In 2003, Andrez Bergen wrote an article in Japan's Daily Yomiuri newspaper, which proclaimed that "It was under the alias of Wagon Christ (along with other equally vital monikers like Plug, Vibert & Simmonds, and later more simply in his own name) that Vibert helped to redefine the rules of electronic music in the UK in the early to mid '90s - alongside a bunch of reprehensible mates that included Richard D. James (Aphex Twin), Tom Jenkinson (Squarepusher), Mike Paradinas (µ-Ziq), Chris Jeffs (Cylob), along with the labels Rephlex and Warp. Together they assimilated such diverse elements as hip hop beats and drum & bass into the more eccentric take on electronica they had tweaked, and kick-started a virtual insurrection in sound around the world." While it's quite a bold statement, one which I might not totally agree with, you can glimpse that Luke Vibert has pretty much achieved a level of recognition that goes way beyond the normal realms of space bound electronica stardom.

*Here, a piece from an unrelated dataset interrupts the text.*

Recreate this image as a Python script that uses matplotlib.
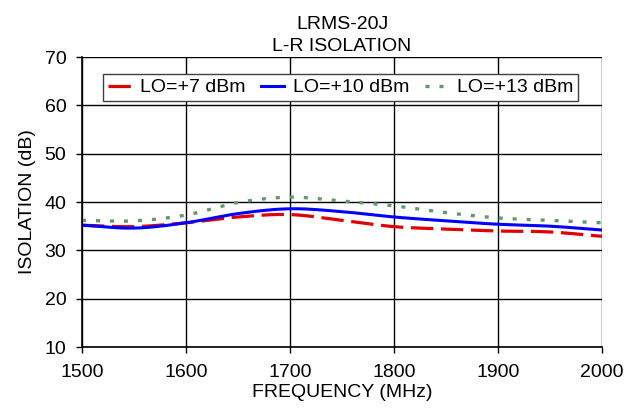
import matplotlib
matplotlib.use("Agg")
import matplotlib.pyplot as plt
import numpy as np

plt.rcParams['font.family'] = ['Liberation Sans', 'DejaVu Sans']

freq = [1500, 1550, 1600, 1650, 1700, 1750, 1800, 1850, 1900, 1950, 2000]
lo7 = [35.2, 34.9, 35.7, 36.9, 37.4, 36.2, 34.9, 34.4, 34.0, 33.8, 32.9]
lo10 = [35.2, 34.6, 35.7, 37.6, 38.6, 38.0, 36.9, 36.1, 35.4, 35.0, 34.2]
lo13 = [36.2, 36.1, 37.3, 39.9, 41.0, 40.2, 39.2, 37.8, 36.7, 36.2, 35.7]
labels = ['LO=+7 dBm', 'LO=+10 dBm', 'LO=+13 dBm']
xticks = [1500, 1600, 1700, 1800, 1900, 2000]
yticks = [10, 20, 30, 40, 50, 60, 70]

def smooth(x, y, n=200):
    x = np.asarray(x, float); y = np.asarray(y, float)
    xs = np.linspace(x[0], x[-1], n)
    out = []
    for xv in xs:
        i = min(np.searchsorted(x, xv, side='right') - 1, len(x) - 2)
        t = (xv - x[i]) / (x[i+1] - x[i])
        p0 = y[i-1] if i > 0 else 2*y[i] - y[i+1]
        p1, p2 = y[i], y[i+1]
        p3 = y[i+2] if i + 2 < len(y) else 2*y[i+1] - y[i]
        out.append(0.5*((2*p1) + (-p0+p2)*t + (2*p0-5*p1+4*p2-p3)*t**2 + (-p0+3*p1-3*p2+p3)*t**3))
    return xs, np.array(out)

W, H = 639, 415
fig = plt.figure(figsize=(W/100, H/100), dpi=100)
ax = fig.add_axes([82/W, 1-347/H, (602-82)/W, (347-57)/H])

x, y = smooth(freq, lo7)
ax.plot(x, y, color='#e00000', lw=2.3, linestyle=(0, (7, 2.4)), label=labels[0])
x, y = smooth(freq, lo10)
ax.plot(x, y, color='#0000ff', lw=2.2, label=labels[1])
x, y = smooth(freq, lo13)
ax.plot(x, y, color='#5f9a68', lw=2.4, linestyle=(0, (1.2, 3)), label=labels[2])

ax.set_xlim(1500, 2000)
ax.set_ylim(10, 70)
ax.set_xticks(xticks)
ax.set_yticks(yticks)
ax.grid(True, color='black', lw=1)
for s in ['top', 'right']:
    ax.spines[s].set_visible(False)
ax.spines['left'].set_linewidth(1.2)
ax.spines['bottom'].set_linewidth(1.2)
ax.tick_params(labelsize=14, length=4.3, direction='out', width=1)
ax.tick_params(axis='x', pad=8)
ax.tick_params(axis='y', pad=7)
ax.set_xlabel('FREQUENCY (MHz)', fontsize=14, labelpad=2)
ax.set_ylabel('ISOLATION (dB)', fontsize=14, labelpad=6)
ax.set_title('LRMS-20J\nL-R ISOLATION', fontsize=14, pad=4, linespacing=1.4)

leg = ax.legend(loc='upper center', bbox_to_anchor=(0.497, 1 - 17/290), ncol=3, fontsize=14,
                frameon=True, fancybox=False, edgecolor='#404040', framealpha=1,
                handlelength=1.2, handletextpad=0.45, columnspacing=0.8, borderpad=0.25,
                borderaxespad=0.0)
leg.get_frame().set_linewidth(1)

fig.savefig('out.png', dpi=100)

This album (at least in my humble opinion) demonstrates this fact beautifully, as it pretty much provides a journey into sound, much in the same way that The Orb's Adventures Beyond The Ultraworld did back in the early 90s. Laden with wacky samples from some very diverse sources, this album flows beautifully from track to track, inspiring the listener to imagine an Orson Wells type future, where music literally becomes the final frontier! Populated by space cadets lifting off in their studio control rooms, plotting and charting courses to the centre of the musical galaxy to boldly go where no man has gone before, it exudes total 50s to 60s Sci-Fi. Starting out with a track entitled Welcome, we are bided "Good Evening citizens of earth, or any other planet in the solar system." Then another voice warmly proclaims "Welcome Space Cadets! Welcome to the moon! You are the first human beings under the age of 21 to ever travel so far. All the people of the solar system congratulate you!!!" I can't help but get the feeling that it is almost as if Vibert himself is congratulating us for walking aboard his newly forged musical spaced out craft. And so, having flown with Vibert Intra-Stellar Space Ways, I'm here to recount what a most relaxing yet fun filled journey one can have with Vibert's way out of this world musical space programming skills. No doubt soon we'll have a Space Cadet training camp for future musicians, and this will become part of the standard "text."
All throughout this journey into spacially sequenced musical timelines, we are presented with a somewhat bizarre but totally coherent mixture of hip hop, trip hop beats, whistled doddles, scratches and drum & bass lines that seem to energetically propel the listener on into subsequently wider and wider orbits around the Star of our origin, without ever lingering on any particular trajectory for longer than is absolutely necessary. This is obviously a mission of exploration, one that heads into unknown funky parts of musical space and time, as Voyage Into The Unknown avows... Well balanced, diverse in melody, rhythmically challenging, this rather forward thinking release almost totally avoids "Uranus", and in so doing, avoids any association with your drainage system. Nor is it tacky, for that matter... Well, maybe a bit tacky. But only in the way Jean-Jacques Perrey is tacky, as with the amount of sticky tape that he uses on his musical tape loop recordings, he obviously exudes tackiness, but in a stylistic loopy kinda way... So one can forgive that Frenchman along with Vibert! Saying that, it's worth noting here that it's really easy to hear the influence that Jean-Jacques Perrey has played on this lone crusader of far out music.
A must for anyone onto Barbarella, trip hop, MoWax, Jean-Jacques Perrey, Plug, Wagon Christ, Amen Andrews, Spac Hand Luke, The Ace of Clubs and Kerrier District or Luke Vibert.